Clearly still smarting from recent discussion of her material, Schumer betrayed a little residual bruising when she sighed, “That’ll be the headline of tomorrow’s angry blog” after one less-than-savoury bit, and a remark about Melbourne’s lack of “black people” received a ripple of groans amongst scattered laughter. This “edgy” material felt tired, and not just because Schumer was clearly feeling the effects of a jam-packed schedule.
Where Schumer really shines is at either end of her own spectrum: in her easy, breezy observations (such as one story about a pair of dim young men discussing chips on the New York subway, delivered with such sincerity it was heartwarming), or her sledgehammer-direct explorations of sexuality (an ode to every woman who has ever “taken a load”, and a throwaway bit about the symbolism of ordering a cranberry juice).
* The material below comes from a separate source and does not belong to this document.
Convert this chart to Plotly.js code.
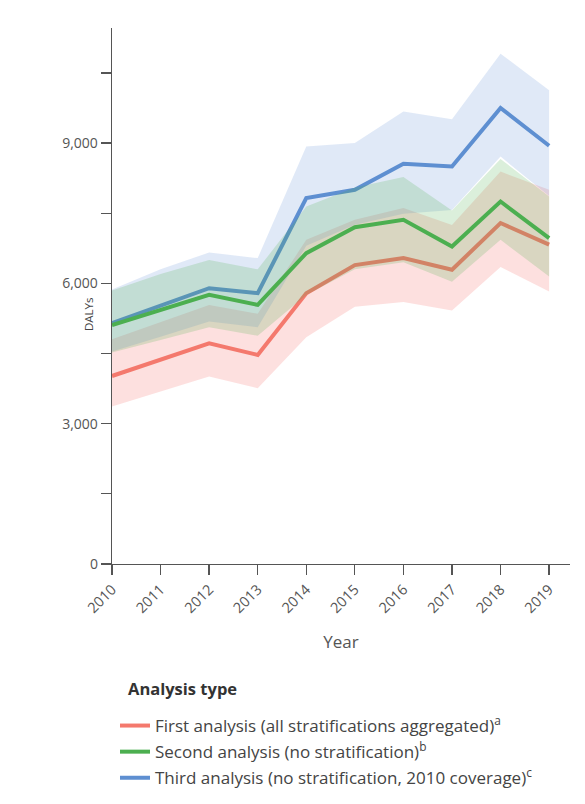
<!DOCTYPE html>
<html>
<head>
<meta charset="utf-8">
<script src="https://cdn.plot.ly/plotly-3.0.1.min.js"></script>
<style>
  html, body { margin: 0; padding: 0; background: #ffffff; }
  #chart { width: 585px; height: 804px; }
</style>
</head>
<body>
<div id="chart"></div>
<script>
// ---- Data ----
const years = [2010, 2011, 2012, 2013, 2014, 2015, 2016, 2017, 2018, 2019];

const firstMean  = [4020, 4370, 4720, 4470, 5790, 6390, 6540, 6290, 7290, 6830];
const firstLower = [3365, 3690, 4010, 3758, 4850, 5500, 5600, 5420, 6350, 5825];
const firstUpper = [4806, 5170, 5540, 5350, 6930, 7360, 7610, 7250, 8390, 8000];

const secondMean  = [5110, 5440, 5754, 5540, 6646, 7200, 7358, 6788, 7750, 6967];
const secondLower = [4520, 4790, 5062, 4880, 5750, 6300, 6450, 6037, 6932, 6146];
const secondUpper = [5850, 6200, 6500, 6300, 7644, 8050, 8272, 7560, 8660, 7860];

const thirdMean  = [5150, 5520, 5897, 5790, 7822, 8000, 8558, 8500, 9750, 8943];
const thirdLower = [4542, 4860, 5183, 5062, 6803, 7252, 7487, 7570, 8710, 7870];
const thirdUpper = [5870, 6300, 6660, 6540, 8929, 9000, 9676, 9511, 10910, 10127];

const seriesNames = [
  'First analysis (all stratifications aggregated)<sup>a</sup>',
  'Second analysis (no stratification)<sup>b</sup>',
  'Third analysis (no stratification, 2010 coverage)<sup>c</sup>'
];
const legendTitle = 'Analysis type';
const xTitle = 'Year';
const yTitle = 'DALYs';

const yTickVals = [0, 3000, 6000, 9000];
const yTickText = ['0', '3,000', '6,000', '9,000'];
const xTickVals = years;
const xTickText = years.map(String);

// ---- Styles ----
const lineColors = ['#F4796D', '#4CAF50', '#5E8FD1'];
const fillColors = ['rgba(248,112,108,0.22)', 'rgba(77,175,74,0.2)', 'rgba(90,140,210,0.19)'];
const FONT = 'Open Sans, Noto Sans, sans-serif';

function band(upper, lower, color) {
  return {
    x: years.concat(years.slice().reverse()),
    y: upper.concat(lower.slice().reverse()),
    type: 'scatter', mode: 'lines', fill: 'toself',
    fillcolor: color, line: { width: 0, color: 'rgba(0,0,0,0)' },
    hoverinfo: 'skip', showlegend: false
  };
}
function line(y, color, name, rank) {
  return {
    x: years, y: y, type: 'scatter', mode: 'lines', name: name,
    line: { color: color, width: 4 }, legendrank: rank, legendgroup: 'g' + rank
  };
}

const traces = [
  band(firstUpper, firstLower, fillColors[0]),
  line(firstMean, lineColors[0], seriesNames[0], 1),
  band(thirdUpper, thirdLower, fillColors[2]),
  line(thirdMean, lineColors[2], seriesNames[2], 3),
  band(secondUpper, secondLower, fillColors[1]),
  line(secondMean, lineColors[1], seriesNames[1], 2)
];

const layout = {
  width: 585, height: 804,
  margin: { l: 112, r: 15, t: 28, b: 240, autoexpand: false },
  paper_bgcolor: '#ffffff', plot_bgcolor: '#ffffff',
  font: { family: FONT, color: '#444444' },
  showlegend: true,
  xaxis: {
    range: [2010, 2019.43], automargin: false,
    tickmode: 'array', tickvals: xTickVals, ticktext: xTickText,
    tickangle: -45, ticks: 'outside', ticklen: 10, tickwidth: 1.3, tickcolor: '#555555',
    showline: true, linecolor: '#555555', linewidth: 1.3,
    showgrid: false, zeroline: false,
    tickfont: { size: 14.5, color: '#555555', family: FONT },
    title: { text: xTitle, font: { size: 17, color: '#555555', family: FONT }, standoff: 20 }
  },
  yaxis: {
    range: [0, 11460], automargin: false,
    tickmode: 'array', tickvals: yTickVals, ticktext: yTickText,
    ticks: 'outside', ticklen: 10, tickwidth: 1.3, tickcolor: '#555555',
    minor: { dtick: 1500, tick0: 0, ticks: 'outside', ticklen: 10, tickwidth: 1.3, tickcolor: '#555555', showgrid: false },
    showline: true, linecolor: '#555555', linewidth: 1.3,
    showgrid: false, zeroline: false,
    tickfont: { size: 14, color: '#555555', family: FONT }
  },
  annotations: [
    {
      text: yTitle, textangle: -90, showarrow: false,
      xref: 'paper', yref: 'paper', x: (89 - 112) / 458, y: (564 - 314) / 536,
      xanchor: 'center', yanchor: 'middle',
      font: { size: 11.5, color: '#444444', family: FONT }
    },
    {
      text: '<b>' + legendTitle + '</b>', showarrow: false,
      xref: 'paper', yref: 'paper', x: (126 - 112) / 458, y: (564 - 688) / 536,
      xanchor: 'left', yanchor: 'middle',
      font: { size: 16.5, color: '#333333', family: FONT }
    }
  ],
  legend: {
    xref: 'container', yref: 'container',
    x: 115 / 585, xanchor: 'left', y: 1 - 708 / 804, yanchor: 'top',
    orientation: 'v', tracegroupgap: 1,
    font: { size: 17, color: '#444444', family: FONT },
    bgcolor: 'rgba(0,0,0,0)'
  }
};

Plotly.newPlot('chart', traces, layout, { displayModeBar: false, staticPlot: true });
</script>
</body>
</html>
Whatever falls in between, and it’s typically the type of material that leads to “angry blogs”, tends to fall by the wayside. Given this high-flying new world Schumer finds herself inhabiting, it’s surprising she hasn’t jettisoned it as excess baggage – not because she’s famous now, and it follows that she should do safer stuff; au contraire, it’s because we know she can go harder and sharper, and that’s B-team material for her at best.
And her A-game is so strong, she can make a discussion of an unmentionable sex act ring out in Hamer Hall as though it were the most exhilarating aria ever written.